View Single Post
  #16  
Old 11-15-2007, 11:12 PM
Cornell Fiji Cornell Fiji is offline
Senior Member
 
Join Date: Oct 2004
Posts: 4,888
Default Re: Limit Hold \'Em Crash Course?

I can't drive fifty-five. CSC's epic min bet post.

[ QUOTE ]
1. Double up or go home There is no place for this mentality in Limit MTTs. From the moment you sit down, you've got to be playing solid poker. In the early part of the tourney, treat it exactly like a cash game. Limp if you have a limping hand, fold if the pots been raise, re-raise if you have a premium.

2. Pick your opponents. Just as in NL, there is stealing and restealing going on in the mid stages of the tourney. Just as in NL, if you pick the right opponent you can steal with inferior hands. Pick the guy who is aggressive but has shown that he doesn't go to the showdown with NE2.

3. Watch your stack When evaluating your stack, do so in terms of hands you can play through to the finish. That's one raise PF, a flop bet, turn bet, and river bet. 3.5Big Bets, or 7Big Blinds equals an "L" of 1. When you have an L of 1, the next hand you play, you are committing yourself to. When your L is btwn 1 and 1.5, you can make a decision to toss, but you still want to play it like you are committed. When your L is btwn 1.5 and 2.5, be very selective with your hands. This is the time when you have the chips to be able to wait for a nice double up hand. A blind steal will only net you .2L, but a standard, failed continuation bluff will cost you .7L.

4. The power of the short stack When your L is below .5, you are in the enviable position of being able to double or triple up with really bad hands. This is when you need to be able to determine your hand equity and just throw your chips in and hope for the best. The BB pretty much has to call you, and often there will be another player in there who smells blood. It is easier to double up as a short stack in Limit than in NL. In NL, they still have to have a hand to call a 4BB push. In L, the siren's song of "it is only one little bet" convinces the BB or others to get in there with a hand inferior to yours. And once they catch bottom pair (and sometimes even if they wiff completely) they'll pay you off in full.

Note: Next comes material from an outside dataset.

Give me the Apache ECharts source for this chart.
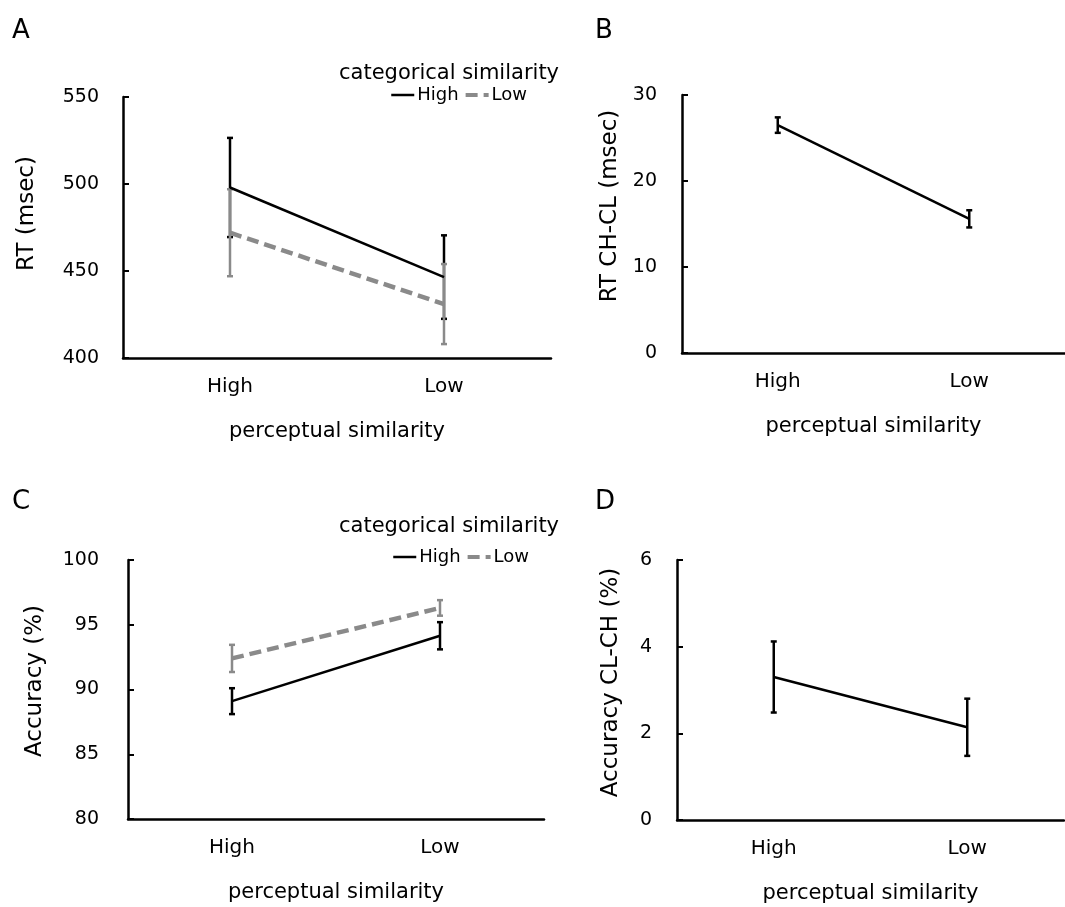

5. Late game big stack As a big stack, you get to see flops and make correct decisions on them. Raise those blinds with decent hands (76s is decent) and see a flop. The best part about Limit is that you get to play flops. And turns. And rivers. You have to be a great post-flop player. As a big stack, you get to bust people who must desperately fast-play second-button or steal the blinds from those players who can't really afford to call you. You can afford to make those questionable gutshot semibluffs on 4th street. You can call down with ace-high (OCCASSIONALLY!!!! and when you think ace-high is good) to "prove" that you are a calling station.

6.Bluffing There is much more bluffing in limit than you might think. In the early levels, don't even think about it. But in the later levels, a good turn bluff represents 2Big Bets, and you can often force someone to fold here. Again, pick your opponents well. NL players often complain that you can't bluff in L, but it isn't true. They are, instead, picking the poor players to bluff into. Poor players call down with far less. Good players can even fold TP. Also, you have much more FE in tourney Limit than you do in Cash Limit. At least, late in the tourney this is true.

7.HU play The button is SB, UTG is BB. If you are the button, you want to be raising 80-90% of your hands. Playing in position is so very important in SH or HU limit. UTG, be calling much more often than raising, but be much more willing to fold. You want all the big hands to take place with you have the button. In SH play, it is often correct to let the big stack run over the table when he has position. If you have position on him, feel free to raise/reraise/or call. In SH play, bad hands have more value after the flop. Remember this so that you bluff a little less, call down a little more, and raise PF much more. If you all have stacks to work with, play a lot of flops. Remember that 4th and 5th streets are the money streets, so make those borderline value bets there because you won't reach those streets with a hand that often. Fold on 4th, not 5th.

I did this all off the top of my head, I'm sure I'm missing some good talking points. Limit is a very different game. Obviously you have to know how to play it to play these MTTs. I'm not including basic limit HE advice. You'll need to go to other forums for that. I'm hoping that more people will chime in here and we'll get a nice thread going.